## WHAT THIS TASK INVOLVES
Using the material below, print the line that contains "Emit a LaTeX", the line that contains "(gid) at (955,612)", and every line in between, exactly and nothing else.

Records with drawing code
########

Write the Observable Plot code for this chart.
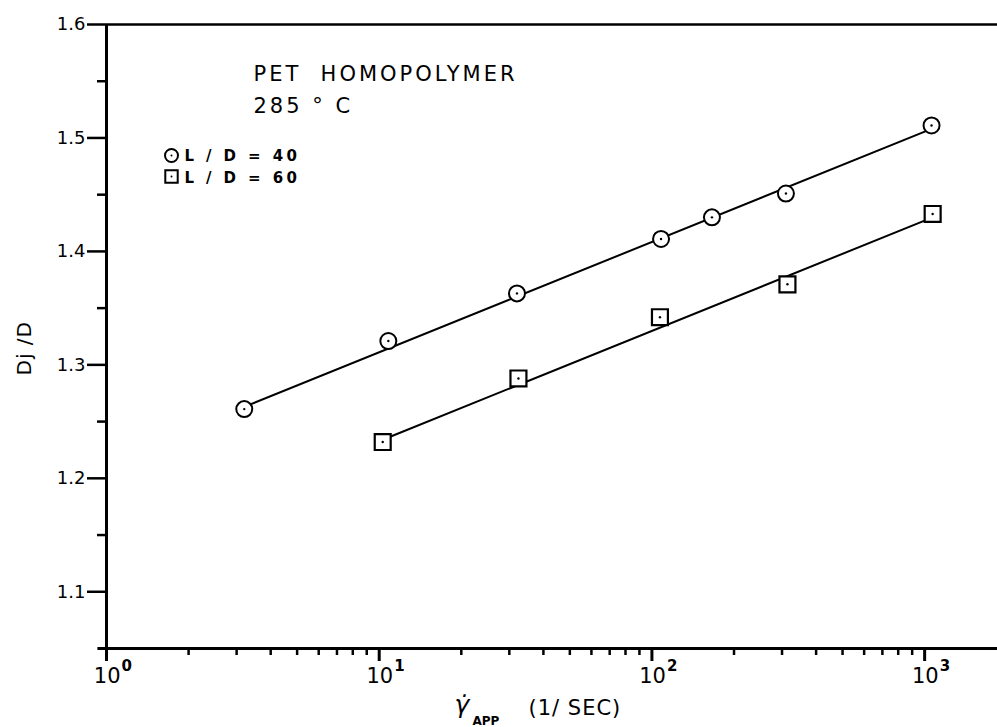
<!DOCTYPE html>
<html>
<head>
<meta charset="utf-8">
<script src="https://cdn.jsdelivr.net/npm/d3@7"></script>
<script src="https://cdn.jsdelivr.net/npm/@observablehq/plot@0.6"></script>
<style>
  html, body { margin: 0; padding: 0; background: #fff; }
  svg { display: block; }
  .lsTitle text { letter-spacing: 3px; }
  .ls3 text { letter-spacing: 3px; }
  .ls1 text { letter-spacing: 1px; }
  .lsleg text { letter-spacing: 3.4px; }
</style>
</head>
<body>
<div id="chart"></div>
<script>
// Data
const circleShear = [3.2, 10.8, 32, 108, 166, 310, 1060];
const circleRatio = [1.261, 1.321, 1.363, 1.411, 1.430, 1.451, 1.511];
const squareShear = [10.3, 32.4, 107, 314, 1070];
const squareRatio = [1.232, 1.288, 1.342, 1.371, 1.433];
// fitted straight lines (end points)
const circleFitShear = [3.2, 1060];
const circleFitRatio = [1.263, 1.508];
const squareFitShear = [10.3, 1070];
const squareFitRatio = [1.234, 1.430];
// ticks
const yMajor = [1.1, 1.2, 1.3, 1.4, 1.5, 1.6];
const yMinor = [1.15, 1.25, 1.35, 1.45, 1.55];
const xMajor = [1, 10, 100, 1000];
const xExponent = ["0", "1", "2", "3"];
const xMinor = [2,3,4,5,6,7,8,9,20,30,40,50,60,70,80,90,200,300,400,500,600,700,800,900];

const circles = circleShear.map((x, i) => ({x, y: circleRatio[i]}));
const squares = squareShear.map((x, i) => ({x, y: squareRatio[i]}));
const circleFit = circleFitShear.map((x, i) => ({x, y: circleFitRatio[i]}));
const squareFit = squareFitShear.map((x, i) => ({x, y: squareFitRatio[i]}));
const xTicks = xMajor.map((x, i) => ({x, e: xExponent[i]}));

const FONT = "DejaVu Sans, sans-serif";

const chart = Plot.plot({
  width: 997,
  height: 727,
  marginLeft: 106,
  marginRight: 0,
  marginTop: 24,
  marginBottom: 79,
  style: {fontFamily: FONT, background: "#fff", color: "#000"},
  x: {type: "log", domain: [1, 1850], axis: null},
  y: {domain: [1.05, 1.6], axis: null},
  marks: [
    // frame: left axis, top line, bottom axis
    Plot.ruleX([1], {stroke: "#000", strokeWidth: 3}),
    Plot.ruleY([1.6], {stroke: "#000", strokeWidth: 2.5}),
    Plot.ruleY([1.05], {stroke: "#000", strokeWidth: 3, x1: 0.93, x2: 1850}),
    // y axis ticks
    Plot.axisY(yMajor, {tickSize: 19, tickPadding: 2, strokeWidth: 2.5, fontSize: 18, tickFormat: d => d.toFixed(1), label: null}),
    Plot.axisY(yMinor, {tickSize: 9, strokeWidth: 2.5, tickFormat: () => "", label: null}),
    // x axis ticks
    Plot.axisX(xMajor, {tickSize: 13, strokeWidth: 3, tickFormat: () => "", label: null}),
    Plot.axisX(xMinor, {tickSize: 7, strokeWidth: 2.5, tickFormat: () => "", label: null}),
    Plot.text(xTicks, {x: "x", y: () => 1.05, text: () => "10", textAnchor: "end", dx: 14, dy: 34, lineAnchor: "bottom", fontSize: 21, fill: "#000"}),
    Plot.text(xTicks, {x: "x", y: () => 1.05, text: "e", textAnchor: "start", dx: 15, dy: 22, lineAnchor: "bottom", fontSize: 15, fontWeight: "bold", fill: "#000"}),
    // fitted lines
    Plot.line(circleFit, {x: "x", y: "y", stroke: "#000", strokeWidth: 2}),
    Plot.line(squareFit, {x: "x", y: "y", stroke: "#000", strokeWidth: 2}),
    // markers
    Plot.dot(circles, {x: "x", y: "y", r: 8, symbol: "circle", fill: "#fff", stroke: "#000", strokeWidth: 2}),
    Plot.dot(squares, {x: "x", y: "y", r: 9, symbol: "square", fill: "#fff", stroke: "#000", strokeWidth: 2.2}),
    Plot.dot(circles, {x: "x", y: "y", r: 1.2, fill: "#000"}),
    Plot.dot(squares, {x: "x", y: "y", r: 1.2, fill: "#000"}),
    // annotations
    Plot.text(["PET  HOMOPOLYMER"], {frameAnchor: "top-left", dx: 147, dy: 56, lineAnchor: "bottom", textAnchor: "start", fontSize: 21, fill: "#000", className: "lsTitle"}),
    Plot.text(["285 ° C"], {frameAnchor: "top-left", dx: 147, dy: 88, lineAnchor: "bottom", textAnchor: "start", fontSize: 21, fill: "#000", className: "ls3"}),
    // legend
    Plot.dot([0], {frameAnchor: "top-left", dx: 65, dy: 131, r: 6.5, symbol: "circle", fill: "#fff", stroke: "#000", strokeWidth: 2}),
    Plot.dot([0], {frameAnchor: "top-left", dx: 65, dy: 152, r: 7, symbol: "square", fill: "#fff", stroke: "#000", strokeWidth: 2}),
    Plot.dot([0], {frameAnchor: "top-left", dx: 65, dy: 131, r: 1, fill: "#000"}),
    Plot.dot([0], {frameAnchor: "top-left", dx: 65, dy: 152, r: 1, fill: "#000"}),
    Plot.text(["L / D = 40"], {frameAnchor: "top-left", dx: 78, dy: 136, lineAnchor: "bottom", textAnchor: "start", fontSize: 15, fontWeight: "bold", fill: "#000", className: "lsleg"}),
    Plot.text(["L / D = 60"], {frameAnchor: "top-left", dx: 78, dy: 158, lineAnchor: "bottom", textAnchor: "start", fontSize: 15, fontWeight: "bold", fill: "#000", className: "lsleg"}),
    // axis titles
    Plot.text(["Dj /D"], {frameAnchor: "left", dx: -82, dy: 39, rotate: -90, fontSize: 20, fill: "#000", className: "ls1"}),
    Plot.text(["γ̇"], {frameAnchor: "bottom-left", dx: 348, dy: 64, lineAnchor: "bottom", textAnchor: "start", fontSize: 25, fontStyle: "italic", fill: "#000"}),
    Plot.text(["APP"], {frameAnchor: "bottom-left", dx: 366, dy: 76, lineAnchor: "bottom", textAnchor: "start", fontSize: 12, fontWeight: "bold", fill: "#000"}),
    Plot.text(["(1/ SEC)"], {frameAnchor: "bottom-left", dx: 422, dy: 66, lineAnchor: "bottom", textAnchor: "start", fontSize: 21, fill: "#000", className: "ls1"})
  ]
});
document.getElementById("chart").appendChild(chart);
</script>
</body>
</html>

########

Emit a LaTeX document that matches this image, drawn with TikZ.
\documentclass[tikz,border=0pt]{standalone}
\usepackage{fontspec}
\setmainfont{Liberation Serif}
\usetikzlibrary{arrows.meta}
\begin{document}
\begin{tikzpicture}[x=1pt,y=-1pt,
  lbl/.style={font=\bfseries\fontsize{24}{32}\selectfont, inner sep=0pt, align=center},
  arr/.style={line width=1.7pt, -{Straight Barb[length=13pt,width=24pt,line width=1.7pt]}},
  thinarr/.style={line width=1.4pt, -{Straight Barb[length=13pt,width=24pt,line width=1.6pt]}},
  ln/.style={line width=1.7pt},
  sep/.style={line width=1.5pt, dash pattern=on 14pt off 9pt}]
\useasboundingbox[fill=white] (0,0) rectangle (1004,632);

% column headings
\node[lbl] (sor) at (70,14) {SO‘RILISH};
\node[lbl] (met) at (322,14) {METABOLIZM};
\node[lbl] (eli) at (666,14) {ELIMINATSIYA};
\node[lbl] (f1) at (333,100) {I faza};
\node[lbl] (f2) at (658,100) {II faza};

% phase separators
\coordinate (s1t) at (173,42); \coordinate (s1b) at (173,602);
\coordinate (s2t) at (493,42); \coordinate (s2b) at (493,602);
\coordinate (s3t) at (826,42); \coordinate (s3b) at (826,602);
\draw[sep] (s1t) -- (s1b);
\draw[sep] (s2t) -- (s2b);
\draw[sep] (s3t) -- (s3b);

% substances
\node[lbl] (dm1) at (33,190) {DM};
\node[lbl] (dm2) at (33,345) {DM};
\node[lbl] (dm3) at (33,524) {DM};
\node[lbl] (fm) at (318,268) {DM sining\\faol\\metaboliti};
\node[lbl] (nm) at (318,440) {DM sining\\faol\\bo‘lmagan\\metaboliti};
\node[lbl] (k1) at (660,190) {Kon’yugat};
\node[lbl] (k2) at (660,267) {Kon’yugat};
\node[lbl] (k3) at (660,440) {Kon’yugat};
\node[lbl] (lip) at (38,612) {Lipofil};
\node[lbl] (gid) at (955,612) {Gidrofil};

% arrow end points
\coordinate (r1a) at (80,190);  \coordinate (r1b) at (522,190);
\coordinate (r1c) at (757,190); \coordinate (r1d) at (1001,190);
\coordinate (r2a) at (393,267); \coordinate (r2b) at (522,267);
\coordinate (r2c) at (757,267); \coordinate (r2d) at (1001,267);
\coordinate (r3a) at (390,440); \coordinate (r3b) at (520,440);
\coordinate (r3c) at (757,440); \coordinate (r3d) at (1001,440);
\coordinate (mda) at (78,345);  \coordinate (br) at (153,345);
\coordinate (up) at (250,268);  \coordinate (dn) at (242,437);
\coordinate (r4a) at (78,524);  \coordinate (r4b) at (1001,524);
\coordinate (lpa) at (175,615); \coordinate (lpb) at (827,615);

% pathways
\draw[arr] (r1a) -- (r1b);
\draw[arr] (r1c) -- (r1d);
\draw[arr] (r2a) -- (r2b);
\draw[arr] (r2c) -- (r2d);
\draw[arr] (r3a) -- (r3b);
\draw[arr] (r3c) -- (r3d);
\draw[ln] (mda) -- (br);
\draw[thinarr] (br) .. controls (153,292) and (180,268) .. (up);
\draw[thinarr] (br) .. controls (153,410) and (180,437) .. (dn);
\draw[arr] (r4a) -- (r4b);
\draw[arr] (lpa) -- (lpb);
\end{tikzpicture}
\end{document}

########

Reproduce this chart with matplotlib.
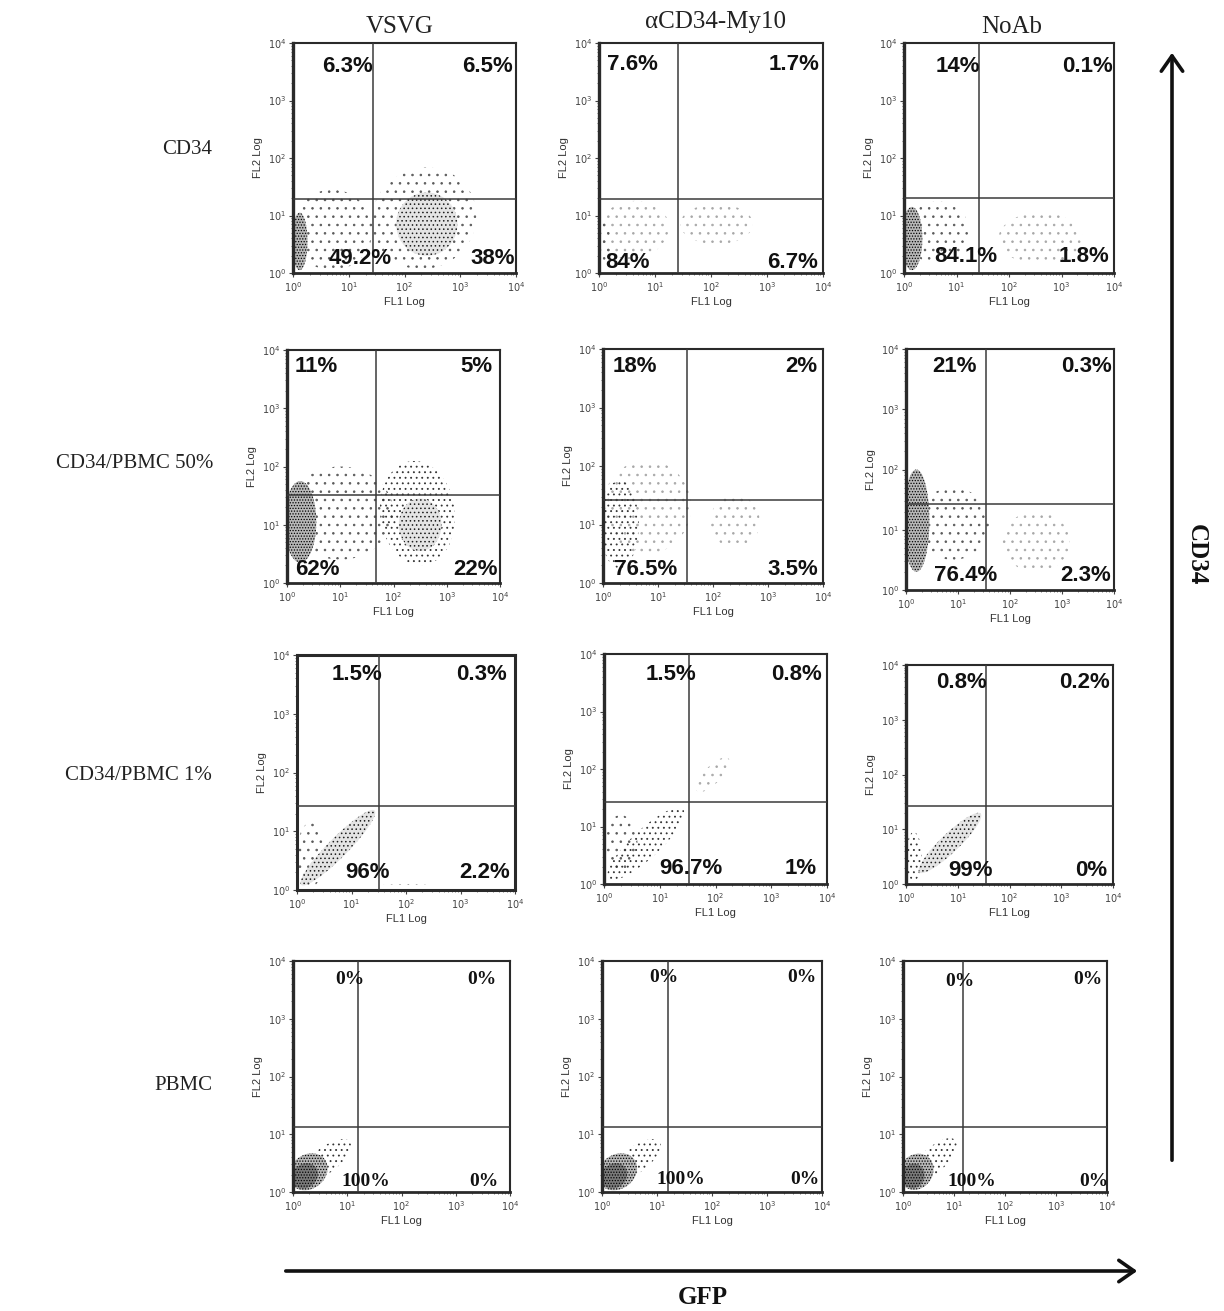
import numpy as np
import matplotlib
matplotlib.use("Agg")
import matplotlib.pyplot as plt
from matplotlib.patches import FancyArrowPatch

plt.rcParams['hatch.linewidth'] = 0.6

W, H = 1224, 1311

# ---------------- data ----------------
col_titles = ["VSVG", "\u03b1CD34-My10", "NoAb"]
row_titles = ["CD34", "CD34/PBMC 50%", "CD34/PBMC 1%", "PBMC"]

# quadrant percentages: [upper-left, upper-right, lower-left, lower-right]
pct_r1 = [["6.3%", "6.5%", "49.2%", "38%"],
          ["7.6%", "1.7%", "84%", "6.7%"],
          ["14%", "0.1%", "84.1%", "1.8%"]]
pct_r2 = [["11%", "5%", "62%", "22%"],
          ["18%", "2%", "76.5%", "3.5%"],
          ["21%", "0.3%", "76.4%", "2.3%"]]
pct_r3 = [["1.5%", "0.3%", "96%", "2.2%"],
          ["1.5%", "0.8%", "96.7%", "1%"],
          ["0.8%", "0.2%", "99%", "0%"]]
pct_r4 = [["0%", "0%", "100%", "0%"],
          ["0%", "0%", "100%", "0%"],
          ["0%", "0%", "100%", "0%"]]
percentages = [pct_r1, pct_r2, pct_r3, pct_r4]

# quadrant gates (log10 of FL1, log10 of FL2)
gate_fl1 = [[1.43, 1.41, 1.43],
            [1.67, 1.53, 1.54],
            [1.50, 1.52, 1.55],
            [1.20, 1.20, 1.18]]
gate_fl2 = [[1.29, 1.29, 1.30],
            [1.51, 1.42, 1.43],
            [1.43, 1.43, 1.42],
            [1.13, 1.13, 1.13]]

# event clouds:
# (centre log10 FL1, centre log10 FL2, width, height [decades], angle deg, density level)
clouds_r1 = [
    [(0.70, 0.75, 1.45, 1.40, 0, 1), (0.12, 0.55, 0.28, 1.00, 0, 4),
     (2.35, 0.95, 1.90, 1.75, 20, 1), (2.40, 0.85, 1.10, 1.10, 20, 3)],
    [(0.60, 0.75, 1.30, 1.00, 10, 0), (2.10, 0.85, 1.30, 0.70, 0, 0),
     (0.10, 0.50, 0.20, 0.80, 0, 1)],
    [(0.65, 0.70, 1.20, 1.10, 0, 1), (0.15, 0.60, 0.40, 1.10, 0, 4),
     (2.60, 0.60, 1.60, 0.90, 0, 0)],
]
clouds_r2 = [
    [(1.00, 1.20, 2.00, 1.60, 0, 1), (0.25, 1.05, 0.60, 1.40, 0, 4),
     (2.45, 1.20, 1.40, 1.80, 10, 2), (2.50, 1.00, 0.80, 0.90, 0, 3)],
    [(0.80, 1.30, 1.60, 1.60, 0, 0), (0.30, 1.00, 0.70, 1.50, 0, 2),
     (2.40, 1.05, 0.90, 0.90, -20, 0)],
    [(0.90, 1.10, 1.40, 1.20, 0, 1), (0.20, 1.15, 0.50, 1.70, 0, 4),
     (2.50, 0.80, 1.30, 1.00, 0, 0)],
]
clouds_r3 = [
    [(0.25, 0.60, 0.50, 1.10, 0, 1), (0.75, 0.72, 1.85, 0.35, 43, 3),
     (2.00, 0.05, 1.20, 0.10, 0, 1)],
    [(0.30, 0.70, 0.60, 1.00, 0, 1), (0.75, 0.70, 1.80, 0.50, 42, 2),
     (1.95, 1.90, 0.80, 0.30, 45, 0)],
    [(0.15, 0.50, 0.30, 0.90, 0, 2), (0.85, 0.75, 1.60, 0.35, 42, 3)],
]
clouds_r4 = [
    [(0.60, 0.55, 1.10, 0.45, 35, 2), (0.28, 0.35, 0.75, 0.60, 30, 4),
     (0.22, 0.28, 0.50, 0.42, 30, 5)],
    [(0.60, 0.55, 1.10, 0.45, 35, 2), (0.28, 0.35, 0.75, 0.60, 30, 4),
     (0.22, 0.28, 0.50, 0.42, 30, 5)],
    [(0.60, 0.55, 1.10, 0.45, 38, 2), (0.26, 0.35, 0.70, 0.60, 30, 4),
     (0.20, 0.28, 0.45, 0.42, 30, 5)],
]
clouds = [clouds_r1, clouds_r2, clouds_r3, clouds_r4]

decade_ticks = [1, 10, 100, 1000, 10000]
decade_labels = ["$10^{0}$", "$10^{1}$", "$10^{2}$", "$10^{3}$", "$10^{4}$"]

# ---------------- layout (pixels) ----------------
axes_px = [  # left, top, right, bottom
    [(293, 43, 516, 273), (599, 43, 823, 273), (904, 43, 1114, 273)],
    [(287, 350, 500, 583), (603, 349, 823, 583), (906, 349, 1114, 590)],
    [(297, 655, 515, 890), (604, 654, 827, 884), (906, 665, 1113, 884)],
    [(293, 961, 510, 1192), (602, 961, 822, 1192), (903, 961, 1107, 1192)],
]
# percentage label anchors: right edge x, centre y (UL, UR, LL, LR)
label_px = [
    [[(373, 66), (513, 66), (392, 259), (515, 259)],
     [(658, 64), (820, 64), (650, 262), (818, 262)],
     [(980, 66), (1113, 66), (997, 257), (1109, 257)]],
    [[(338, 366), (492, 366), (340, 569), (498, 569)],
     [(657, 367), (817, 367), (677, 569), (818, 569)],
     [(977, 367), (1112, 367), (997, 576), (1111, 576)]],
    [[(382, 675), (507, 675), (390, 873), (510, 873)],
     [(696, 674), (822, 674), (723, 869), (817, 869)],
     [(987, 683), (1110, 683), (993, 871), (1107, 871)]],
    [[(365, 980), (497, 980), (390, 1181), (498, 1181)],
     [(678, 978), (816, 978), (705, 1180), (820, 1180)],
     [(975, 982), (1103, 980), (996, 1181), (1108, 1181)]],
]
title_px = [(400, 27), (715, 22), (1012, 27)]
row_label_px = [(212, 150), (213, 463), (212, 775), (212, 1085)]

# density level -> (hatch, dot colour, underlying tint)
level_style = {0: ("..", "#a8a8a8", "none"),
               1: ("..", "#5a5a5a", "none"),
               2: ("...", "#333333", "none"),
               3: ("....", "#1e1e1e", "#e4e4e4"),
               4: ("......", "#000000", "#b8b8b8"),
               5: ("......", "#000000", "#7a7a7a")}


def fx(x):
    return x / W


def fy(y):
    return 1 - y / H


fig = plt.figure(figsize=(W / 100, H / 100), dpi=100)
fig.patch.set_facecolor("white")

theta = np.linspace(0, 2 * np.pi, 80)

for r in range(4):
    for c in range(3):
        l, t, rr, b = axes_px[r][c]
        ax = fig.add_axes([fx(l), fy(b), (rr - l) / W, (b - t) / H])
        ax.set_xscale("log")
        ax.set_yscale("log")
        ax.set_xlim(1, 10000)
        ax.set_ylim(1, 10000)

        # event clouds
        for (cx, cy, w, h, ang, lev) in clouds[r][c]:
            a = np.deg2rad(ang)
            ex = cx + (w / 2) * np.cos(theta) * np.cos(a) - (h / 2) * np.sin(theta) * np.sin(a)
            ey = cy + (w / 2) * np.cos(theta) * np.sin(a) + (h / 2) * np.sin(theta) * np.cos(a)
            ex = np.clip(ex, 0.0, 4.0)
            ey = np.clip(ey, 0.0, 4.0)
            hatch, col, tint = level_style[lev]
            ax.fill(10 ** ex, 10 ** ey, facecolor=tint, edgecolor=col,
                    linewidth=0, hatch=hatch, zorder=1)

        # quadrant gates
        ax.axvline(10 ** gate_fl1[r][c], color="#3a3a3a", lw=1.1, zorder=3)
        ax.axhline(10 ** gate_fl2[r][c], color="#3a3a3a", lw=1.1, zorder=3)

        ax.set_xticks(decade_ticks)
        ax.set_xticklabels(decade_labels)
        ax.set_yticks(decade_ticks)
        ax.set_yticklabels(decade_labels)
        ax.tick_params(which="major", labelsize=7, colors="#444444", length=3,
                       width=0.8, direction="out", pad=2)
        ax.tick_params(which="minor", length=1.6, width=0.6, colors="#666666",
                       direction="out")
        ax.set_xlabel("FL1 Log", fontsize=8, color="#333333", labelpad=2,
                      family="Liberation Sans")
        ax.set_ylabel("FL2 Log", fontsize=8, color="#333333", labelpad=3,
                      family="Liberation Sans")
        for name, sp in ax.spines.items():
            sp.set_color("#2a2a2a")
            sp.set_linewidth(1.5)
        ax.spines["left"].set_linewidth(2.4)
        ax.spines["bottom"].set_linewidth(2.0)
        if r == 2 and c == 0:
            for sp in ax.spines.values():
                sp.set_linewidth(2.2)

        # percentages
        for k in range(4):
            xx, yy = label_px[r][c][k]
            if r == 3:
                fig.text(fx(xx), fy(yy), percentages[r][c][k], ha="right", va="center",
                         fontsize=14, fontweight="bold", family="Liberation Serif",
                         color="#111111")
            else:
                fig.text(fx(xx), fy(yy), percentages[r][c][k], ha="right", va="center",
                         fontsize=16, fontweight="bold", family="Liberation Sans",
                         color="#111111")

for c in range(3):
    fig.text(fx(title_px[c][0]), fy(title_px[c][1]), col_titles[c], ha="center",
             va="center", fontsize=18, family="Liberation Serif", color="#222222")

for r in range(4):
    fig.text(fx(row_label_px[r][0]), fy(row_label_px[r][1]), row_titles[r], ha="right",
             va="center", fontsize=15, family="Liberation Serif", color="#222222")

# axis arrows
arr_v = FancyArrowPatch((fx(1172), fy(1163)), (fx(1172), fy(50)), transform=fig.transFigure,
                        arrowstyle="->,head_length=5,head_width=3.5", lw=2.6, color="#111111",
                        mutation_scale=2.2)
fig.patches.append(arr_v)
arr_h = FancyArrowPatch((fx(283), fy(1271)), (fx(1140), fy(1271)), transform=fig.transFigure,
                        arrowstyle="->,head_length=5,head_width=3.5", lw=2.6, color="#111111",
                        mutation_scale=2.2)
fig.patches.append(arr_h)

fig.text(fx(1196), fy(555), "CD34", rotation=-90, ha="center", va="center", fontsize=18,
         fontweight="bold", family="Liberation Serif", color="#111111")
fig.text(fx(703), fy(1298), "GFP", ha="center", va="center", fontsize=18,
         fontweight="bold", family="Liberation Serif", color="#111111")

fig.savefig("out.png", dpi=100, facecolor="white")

########

## RESPONSE TO THE TASK
Emit a LaTeX document that matches this image, drawn with TikZ.
\documentclass[tikz,border=0pt]{standalone}
\usepackage{fontspec}
\setmainfont{Liberation Serif}
\usetikzlibrary{arrows.meta}
\begin{document}
\begin{tikzpicture}[x=1pt,y=-1pt,
  lbl/.style={font=\bfseries\fontsize{24}{32}\selectfont, inner sep=0pt, align=center},
  arr/.style={line width=1.7pt, -{Straight Barb[length=13pt,width=24pt,line width=1.7pt]}},
  thinarr/.style={line width=1.4pt, -{Straight Barb[length=13pt,width=24pt,line width=1.6pt]}},
  ln/.style={line width=1.7pt},
  sep/.style={line width=1.5pt, dash pattern=on 14pt off 9pt}]
\useasboundingbox[fill=white] (0,0) rectangle (1004,632);

% column headings
\node[lbl] (sor) at (70,14) {SO‘RILISH};
\node[lbl] (met) at (322,14) {METABOLIZM};
\node[lbl] (eli) at (666,14) {ELIMINATSIYA};
\node[lbl] (f1) at (333,100) {I faza};
\node[lbl] (f2) at (658,100) {II faza};

% phase separators
\coordinate (s1t) at (173,42); \coordinate (s1b) at (173,602);
\coordinate (s2t) at (493,42); \coordinate (s2b) at (493,602);
\coordinate (s3t) at (826,42); \coordinate (s3b) at (826,602);
\draw[sep] (s1t) -- (s1b);
\draw[sep] (s2t) -- (s2b);
\draw[sep] (s3t) -- (s3b);

% substances
\node[lbl] (dm1) at (33,190) {DM};
\node[lbl] (dm2) at (33,345) {DM};
\node[lbl] (dm3) at (33,524) {DM};
\node[lbl] (fm) at (318,268) {DM sining\\faol\\metaboliti};
\node[lbl] (nm) at (318,440) {DM sining\\faol\\bo‘lmagan\\metaboliti};
\node[lbl] (k1) at (660,190) {Kon’yugat};
\node[lbl] (k2) at (660,267) {Kon’yugat};
\node[lbl] (k3) at (660,440) {Kon’yugat};
\node[lbl] (lip) at (38,612) {Lipofil};
\node[lbl] (gid) at (955,612) {Gidrofil};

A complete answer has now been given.